While states will inevitably take different approaches to virtual currency regulation, and some may misstep in the process, it is important for legislatures to directly address the advent of virtual currencies, even if they recognize and exempt from regulation. Though they may be classified as money, virtual currencies have enough unique, non-money characteristics that they should be addressed head-on rather than shoehorned into existing statutes. Regardless of the steps taken afterward, a failure to classify virtual currencies, particularly Bitcoin, as money will lead to a regulatory gap that generates confusion in the long run.
The Faiella court was correct to determine that Bitcoin is money under 18 U.S.C. 1960, but this classification is just the tip of an iceberg. Virtual currencies’ non-money characteristics present a new challenge that has not been faced before, and that the federal and state legislatures are struggling to tackle. The current patchwork of regulatory classifications may not be unwarranted, given the non-money aspects of virtual currencies that could potentially become more prominent than their use as money. Especially in the case of Bitcoin, however, these agencies may consider applying more flexible classifications to account for the unforeseen and unforeseeable developments of virtual currencies.

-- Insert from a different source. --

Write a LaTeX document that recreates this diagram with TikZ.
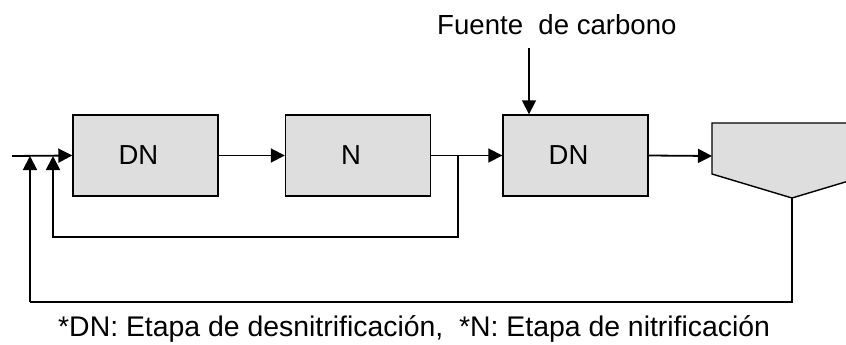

The development of the Bitcoin blockchain and the blockchains of other virtual currencies is happening rapidly and shows no signs of slowing. While anticipating how these developments will occur is impossible, recognizing that virtual currencies cannot fit into preexisting frameworks for money transmission is vital. A failure to account for the new categories of technology that virtual currencies have made possible will result in regulatory gaps and confusion between prosecutors, agencies, and courts. Uncertainty in the industry could stifle adoption and hinder investment, and with the amount of innovation that has already been exhibited on the Bitcoin blockchain alone, it is not unreasonable to predict that innovation will continue.